Evicting Unlawful Occupiers for Health and Safety Reasons in Post-Apartheid South Africa
Authors Gustav Muller
Affiliations: Senior Lecturer, Faculty of Law, Rhodes University
Source: South African Law Journal, Volume 132 Issue 3, 2015, p. 616 – 638
In two recent judgments, the Constitutional Court failed to provide local authorities with guidance as to the precise nature of the relationship between police-power legislation to evict unlawful occupiers for health and safety reasons, and the Prevention of Illegal Eviction from and Unlawful Occupation of Land Act. I set out to provide such guidance by contextualising South Africa as a constitutional democracy with a supreme Constitution (the principle of a single system of law) that delineates a point of departure for establishing which source of law should regulate litigation about the alleged infringement of a right in the Bill of Rights (the subsidiarity principles).

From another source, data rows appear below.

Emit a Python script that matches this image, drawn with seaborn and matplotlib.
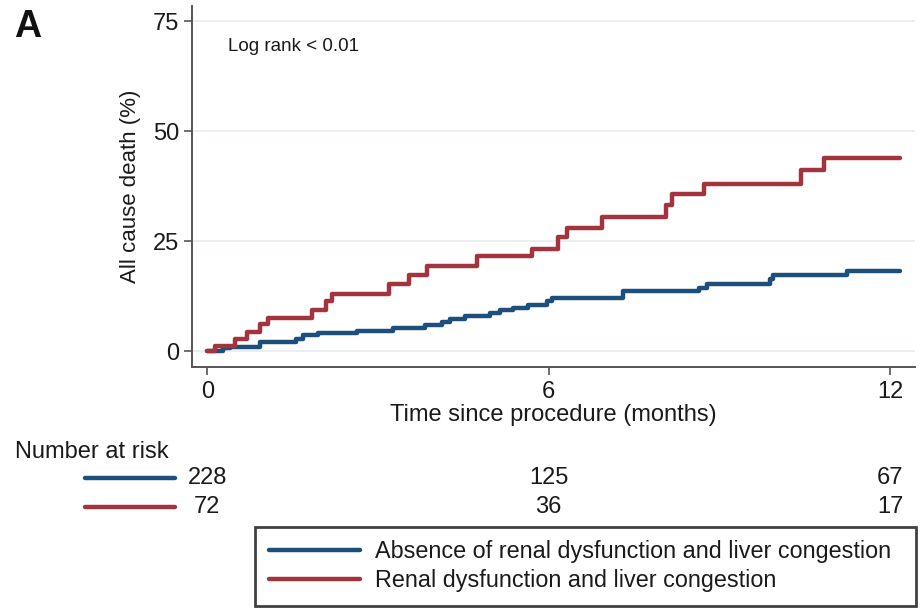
import matplotlib
matplotlib.use("Agg")
import matplotlib.pyplot as plt
import matplotlib.transforms as mtransforms
from matplotlib.lines import Line2D
import seaborn as sns
import pandas as pd

# Kaplan-Meier style cumulative all-cause death (%), step times in months
time_absent = [0.0, 0.28, 0.40, 0.93, 1.55, 1.69, 1.95, 2.63, 3.27, 3.83, 4.12, 4.27,
               4.53, 4.97, 5.15, 5.38, 5.64, 5.97, 6.06, 7.31, 8.65, 8.78, 9.89,
               9.94, 11.24, 12.17]
death_absent = [0.0, 0.7, 1.0, 2.0, 2.7, 3.6, 4.2, 4.6, 5.2, 5.9, 6.7, 7.3,
                8.0, 8.7, 9.3, 9.8, 10.5, 11.4, 12.0, 13.7, 14.4, 15.2, 16.5,
                17.4, 18.2, 18.2]

time_present = [0.0, 0.14, 0.49, 0.70, 0.93, 1.07, 1.84, 2.09, 2.19, 3.20, 3.54, 3.86,
                4.74, 5.70, 6.17, 6.32, 6.93, 8.06, 8.16, 8.73, 10.43, 10.84, 12.17]
death_present = [0.0, 1.2, 2.7, 4.4, 6.1, 7.6, 9.3, 11.4, 13.1, 15.2, 17.3, 19.3,
                 21.6, 23.3, 26.0, 28.1, 30.4, 33.2, 35.7, 38.1, 41.1, 44.0, 44.0]

group_labels = ["Absence of renal dysfunction and liver congestion",
                "Renal dysfunction and liver congestion"]
group_colors = ["#1d4f7c", "#a3343d"]

risk_times = [0, 6, 12]
risk_absent = [228, 125, 67]
risk_present = [72, 36, 17]

x_ticks = [0, 6, 12]
y_ticks = [0, 25, 50, 75]

sns.set_theme(style="white")
plt.rcParams["font.family"] = ["Liberation Sans", "DejaVu Sans"]

FS = 17
TEXT = "#1a1a1a"

df = pd.concat([
    pd.DataFrame({"time": time_absent, "death": death_absent, "group": group_labels[0]}),
    pd.DataFrame({"time": time_present, "death": death_present, "group": group_labels[1]}),
])

fig = plt.figure(figsize=(9.22, 6.08), dpi=100)
fig.patch.set_facecolor("white")
ax = fig.add_axes([192 / 922, 1 - 367 / 608, (915 - 192) / 922, (367 - 6) / 608])

sns.lineplot(data=df, x="time", y="death", hue="group", palette=group_colors,
             hue_order=group_labels, estimator=None, sort=False,
             drawstyle="steps-post", linewidth=3.2, legend=False, ax=ax)

ax.set_xlim(-0.27, 12.44)
ax.set_ylim(-3.6, 78.5)
ax.set_xticks(x_ticks)
ax.set_yticks(y_ticks)
ax.set_xticklabels([str(t) for t in x_ticks])
ax.set_yticklabels([str(t) for t in y_ticks])
ax.grid(axis="y", color="#e6ecef", linewidth=1.2)
ax.set_axisbelow(True)
for side in ["top", "right"]:
    ax.spines[side].set_visible(False)
for side in ["left", "bottom"]:
    ax.spines[side].set_color("#555555")
    ax.spines[side].set_linewidth(1.4)
ax.tick_params(axis="both", which="major", length=6, width=1.2, color="#555555",
               labelsize=FS, labelcolor=TEXT, direction="out", bottom=True, left=True)
ax.tick_params(axis="x", pad=4)
ax.tick_params(axis="y", pad=3)
ax.set_xlabel("Time since procedure (months)", fontsize=FS, color=TEXT, labelpad=1)
ax.set_ylabel("All cause death (%)", fontsize=16, color=TEXT, labelpad=9)

ax.text(0.05, 0.887, "Log rank < 0.01", transform=ax.transAxes, fontsize=13.5,
        color=TEXT, ha="left", va="center")
fig.text(14 / 922, 1 - 27 / 608, "A", fontsize=27, fontweight="bold", color="#111111",
         ha="left", va="center")

# Number-at-risk table
blend = mtransforms.blended_transform_factory(ax.transData, fig.transFigure)
fig.text(15 / 922, 1 - 452 / 608, "Number at risk", fontsize=FS, color=TEXT,
         ha="left", va="center")
for row_y, counts, color in [(478, risk_absent, group_colors[0]),
                              (507, risk_present, group_colors[1])]:
    fig.add_artist(Line2D([85 / 922, 175 / 922], [1 - row_y / 608] * 2,
                          transform=fig.transFigure, color=color, linewidth=3.2))
    for t, n in zip(risk_times, counts):
        fig.text(t, 1 - row_y / 608, str(n), transform=blend, fontsize=FS,
                 color=TEXT, ha="center", va="center")

# Legend box
handles = [Line2D([], [], color=c, linewidth=3.2) for c in group_colors]
leg = fig.legend(handles, group_labels, loc="lower left",
                 bbox_to_anchor=(255 / 922, 2 / 608, (916 - 255) / 922, (606 - 529) / 608),
                 mode="expand", fontsize=16.8, frameon=True, fancybox=False,
                 handlelength=3.9, handletextpad=0.68, labelspacing=0.27,
                 borderpad=0.58, borderaxespad=0)
leg.get_frame().set_edgecolor("#111111")
leg.get_frame().set_linewidth(2.0)
for txt in leg.get_texts():
    txt.set_color(TEXT)

fig.savefig("out.png", dpi=100, facecolor="white")
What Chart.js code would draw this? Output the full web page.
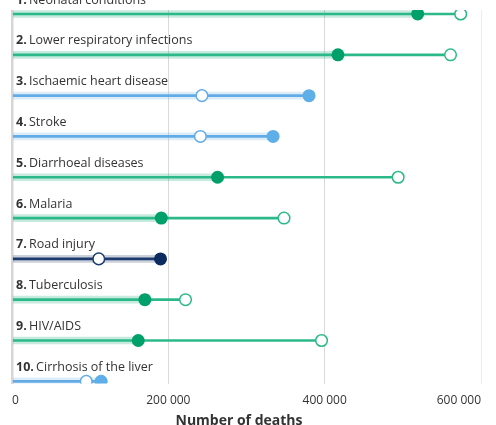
<!DOCTYPE html>
<html><head><meta charset="utf-8">
<script src="https://cdn.jsdelivr.net/npm/chart.js@4/dist/chart.umd.min.js"></script>
<style>html,body{margin:0;padding:0;background:#fff}#wrap{width:496px;height:425px;position:relative}</style>
</head><body><div id="wrap"><canvas id="c"></canvas></div>
<script>
const categories = ["Neonatal conditions","Lower respiratory infections","Ischaemic heart disease","Stroke","Diarrhoeal diseases","Malaria","Road injury","Tuberculosis","HIV/AIDS","Cirrhosis of the liver"];
const deaths2019 = [519000, 417000, 380000, 334000, 263000, 191000, 190000, 170000, 161500, 114000];
const deaths2000 = [574000, 561000, 243000, 241000, 494000, 348000, 111000, 222000, 396000, 95000];
const groups = ["comm","comm","ncd","ncd","comm","comm","inj","comm","comm","ncd"];
const xTicks = [0, 200000, 400000, 600000];
const axisTitle = "Number of deaths";

const palette = {
  comm: {dot:"#00a06b", line:"#2cb98a", band:"rgba(0,160,107,0.22)"},
  ncd:  {dot:"#5eaee8", line:"#62abe6", band:"rgba(94,174,232,0.22)"},
  inj:  {dot:"#0c2b5e", line:"#1d3b6e", band:"rgba(12,43,94,0.22)"}
};
const rows = categories.map((c,i)=>i+1);

const labelPlugin = {
  id:'rowLabels',
  afterDatasetsDraw(chart){
    const ctx = chart.ctx, ys = chart.scales.y, xs = chart.scales.x;
    ctx.save();
    ctx.textBaseline = 'middle';
    ctx.fillStyle = '#333';
    categories.forEach((c,i)=>{
      const y = ys.getPixelForValue(rows[i]) - 14;
      const x = xs.left + 4;
      ctx.font = 'bold 12.5px "Open Sans"';
      const num = (i+1)+'. ';
      ctx.fillText(num, x, y);
      const w = ctx.measureText(num).width;
      ctx.font = '12.5px "Open Sans"';
      ctx.fillText(c, x + w - 1, y);
    });
    ctx.font = 'bold 14px "Open Sans"';
    ctx.fillStyle = '#333';
    ctx.textAlign = 'center';
    ctx.fillText(axisTitle, 239, 421);
    ctx.restore();
  }
};

new Chart(document.getElementById('c'), {
  type:'bar',
  data:{
    datasets:[
      {
        type:'scatter', label:'2019', order:0,
        data: rows.map((r,i)=>({x:deaths2019[i], y:r})),
        pointRadius:6.5, pointBorderWidth:0,
        pointBackgroundColor: groups.map(g=>palette[g].dot),
        pointBorderColor: groups.map(g=>palette[g].dot)
      },
      {
        type:'scatter', label:'2000', order:1,
        data: rows.map((r,i)=>({x:deaths2000[i], y:r})),
        pointRadius:5.8, pointBorderWidth:1.5,
        pointBackgroundColor:'#ffffff',
        pointBorderColor: groups.map(g=>palette[g].line)
      },
      {
        label:'range', order:2, grouped:false,
        data: rows.map((r,i)=>({x:[0, Math.max(deaths2019[i], deaths2000[i])], y:r})),
        backgroundColor: groups.map(g=>palette[g].line),
        barThickness:2, borderWidth:0, borderSkipped:false
      },
      {
        label:'band', order:3, grouped:false,
        data: rows.map((r,i)=>({x:[0, deaths2019[i]], y:r})),
        backgroundColor: groups.map(g=>palette[g].band),
        barThickness:7, borderWidth:0, borderSkipped:false
      }
    ]
  },
  options:{
    indexAxis:'y',
    responsive:true, maintainAspectRatio:false, animation:false,
    layout:{padding:{left:12,right:15,top:10,bottom:7}},
    plugins:{legend:{display:false}, tooltip:{enabled:false}},
    events:[],
    scales:{
      x:{
        type:'linear', min:0, max:600000,
        afterBuildTicks(s){ s.ticks = xTicks.map(v=>({value:v})); },
        border:{display:false},
        grid:{
          drawTicks:false,
          color:(c)=> c.tick && c.tick.value===0 ? '#d6d6d6' : (c.tick && c.tick.value===600000 ? '#ececec' : '#d9d9d9'),
          lineWidth:(c)=> c.tick && c.tick.value===0 ? 2.5 : 1
        },
        ticks:{
          align:'inner', padding:10, color:'#333',
          font:{family:'"Open Sans"', size:12},
          callback:(v)=> v===0 ? '0' : String(v).replace(/\B(?=(\d{3})+(?!\d))/g,' ')
        }
      },
      y:{
        type:'linear', reverse:true, min:0.902, max:10.056, offset:false,
        display:false
      }
    }
  },
  plugins:[labelPlugin]
});
</script></body></html>
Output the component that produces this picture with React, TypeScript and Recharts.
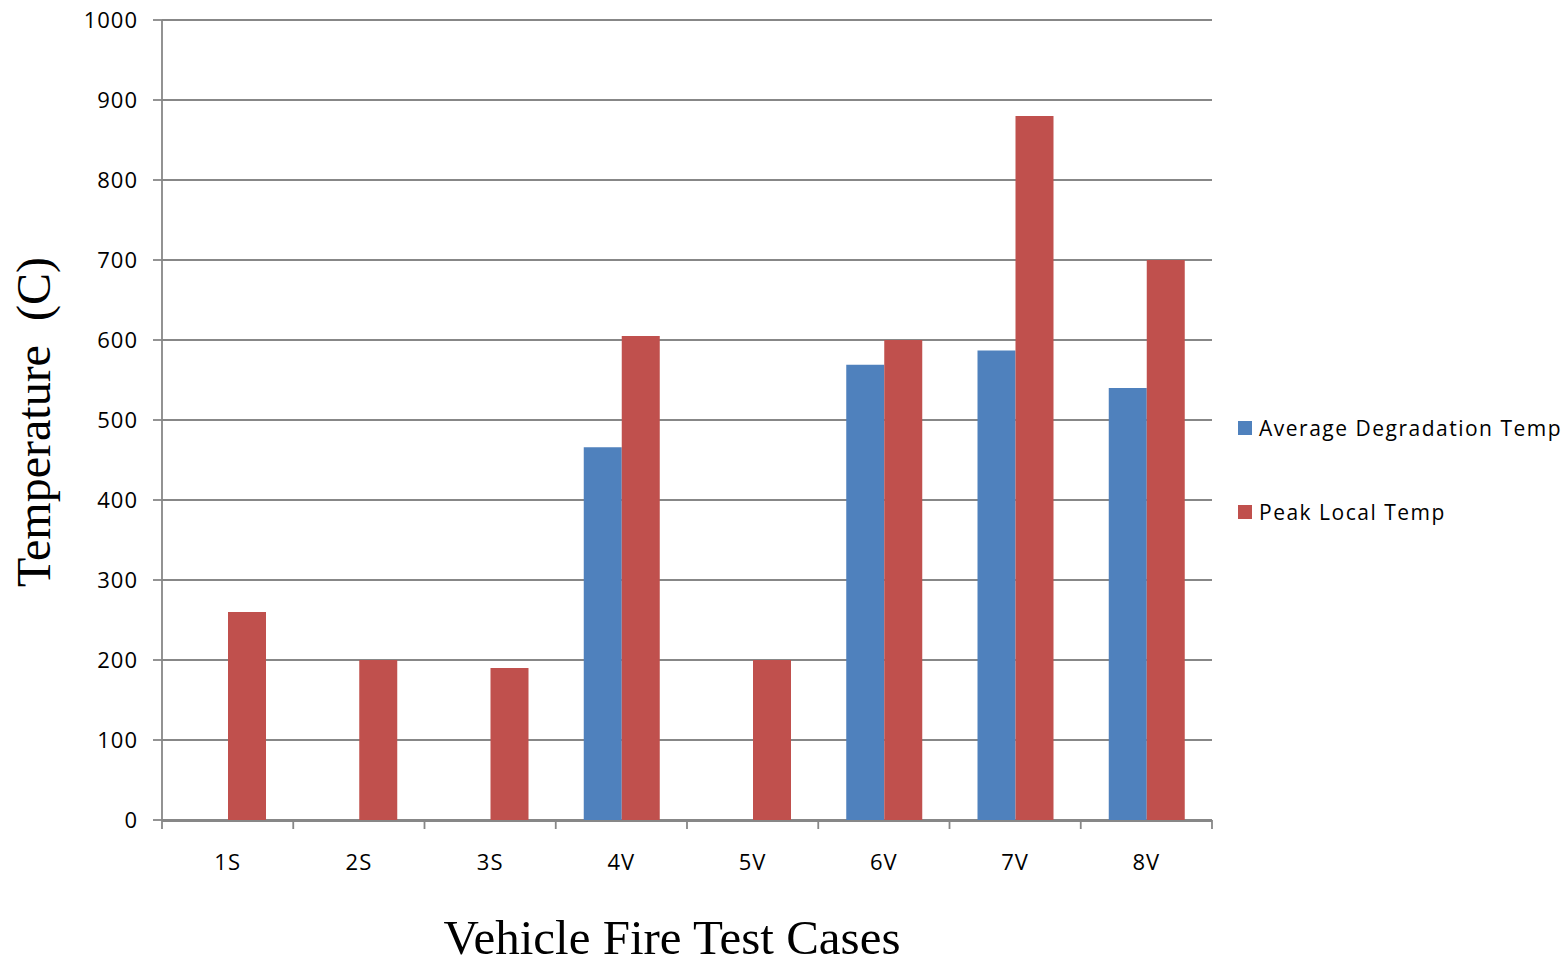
import React from 'react';
import { BarChart, Bar, XAxis, YAxis, CartesianGrid } from 'recharts';

const categories = ['1S', '2S', '3S', '4V', '5V', '6V', '7V', '8V'];
const avgDegradation: (number | null)[] = [null, null, null, 466, null, 569, 587, 540];
const peakLocal: number[] = [260, 200, 190, 605, 200, 600, 880, 700];
const yTicks = [0, 100, 200, 300, 400, 500, 600, 700, 800, 900, 1000];
const boundaryTicks = [0, 1, 2, 3, 4, 5, 6, 7, 8];
const seriesNames = ['Average Degradation Temp', 'Peak Local Temp'];
const seriesColors = ['#4F81BD', '#C0504D'];

const data = categories.map((c, i) => ({
  name: c,
  idx: i + 0.5,
  avg: avgDegradation[i],
  peak: peakLocal[i],
}));

const GRID = '#878787';
const tickFont = { fontFamily: 'Open Sans', fontSize: 22, fill: '#000', letterSpacing: 1 };

const YTitle = (props: any) => {
  const vb = props.viewBox || {};
  const cy = vb.y + vb.height / 2 + 2;
  const cx = 50;
  return (
    <text
      x={cx}
      y={cy}
      transform={`rotate(-90 ${cx} ${cy})`}
      textAnchor="middle"
      fontFamily="Liberation Serif"
      fontSize={48}
      fill="#000"
      style={{ whiteSpace: 'pre' }}
    >
      {'Temperature  (C)'}
    </text>
  );
};

const XTitle = (props: any) => {
  const vb = props.viewBox || {};
  const cx = vb.x + vb.width / 2 - 15;
  const y = vb.y + 133;
  return (
    <text x={cx} y={y} textAnchor="middle" fontFamily="Liberation Serif" fontSize={49} fill="#000">
      Vehicle Fire Test Cases
    </text>
  );
};

const EmptyTick = () => <g />;

export default function App() {
  return (
    <div style={{ position: 'absolute', left: 0, top: 0, width: 1568, height: 958, background: '#fff' }}>
      <BarChart
        width={1568}
        height={958}
        data={data}
        margin={{ top: 20, right: 356, bottom: 136, left: 0 }}
        barCategoryGap={28}
        barGap={0}
      >
        <CartesianGrid horizontal vertical={false} stroke={GRID} strokeWidth={1.8} />
        <XAxis
          xAxisId="cat"
          dataKey="name"
          height={1}
          tickLine={false}
          axisLine={{ stroke: GRID, strokeWidth: 1.8 }}
          tickSize={8}
          tickMargin={25}
          tick={tickFont}
          label={<XTitle />}
        />
        <XAxis
          xAxisId="bounds"
          dataKey="idx"
          type="number"
          domain={[0, 8]}
          ticks={boundaryTicks}
          interval={0}
          height={1}
          tick={<EmptyTick />}
          axisLine={false}
          tickLine={{ stroke: GRID, strokeWidth: 1.8 }}
          tickSize={9}
          allowDataOverflow
        />
        <YAxis
          width={162}
          domain={[0, 1000]}
          ticks={yTicks}
          interval={0}
          tick={tickFont}
          tickSize={9}
          tickMargin={15}
          tickLine={{ stroke: GRID, strokeWidth: 1.8 }}
          axisLine={{ stroke: GRID, strokeWidth: 1.8 }}
          label={<YTitle />}
        />
        <Bar xAxisId="cat" dataKey="avg" name={seriesNames[0]} fill={seriesColors[0]} isAnimationActive={false} />
        <Bar xAxisId="cat" dataKey="peak" name={seriesNames[1]} fill={seriesColors[1]} isAnimationActive={false} />
      </BarChart>
      {seriesNames.map((n, i) => (
        <div
          key={n}
          style={{
            position: 'absolute',
            left: 1238,
            top: 414 + i * 84,
            display: 'flex',
            alignItems: 'center',
            fontFamily: 'Open Sans',
            fontSize: 21,
            letterSpacing: 1.5,
            color: '#000',
            whiteSpace: 'nowrap',
          }}
        >
          <span style={{ display: 'inline-block', width: 14, height: 14, background: seriesColors[i], marginRight: 7 }} />
          {n}
        </div>
      ))}
    </div>
  );
}
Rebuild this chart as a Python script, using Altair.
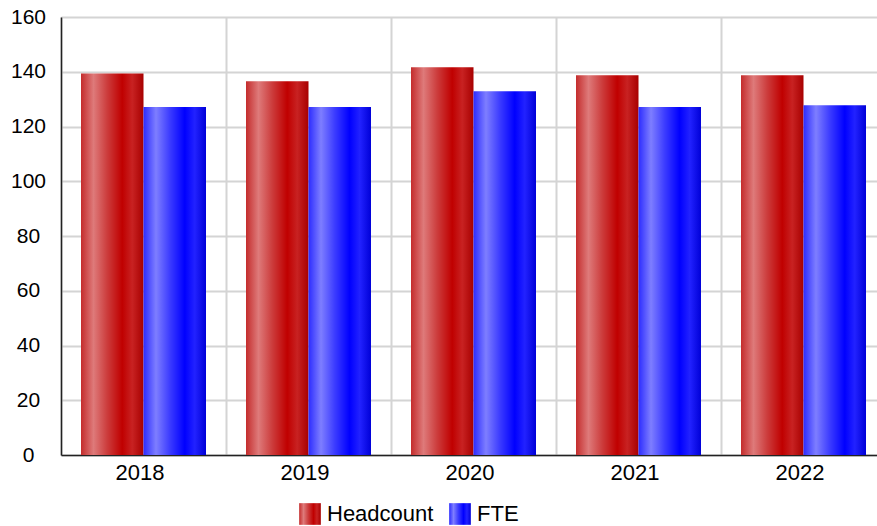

I then overlay the principle of a single system of law and the subsidiarity principles with characteristics of a property system that promotes s 39(2) of the Constitution. Taken together, these principles and the characteristics are used to evaluate the National Building Regulations and Building Standards Act, the Disaster Management Act, and the Prevention of Illegal Eviction from and Unlawful Occupation of Land Act with a view to establishing which of them is the most appropriate source of law for evicting unlawful occupiers for health and safety reasons.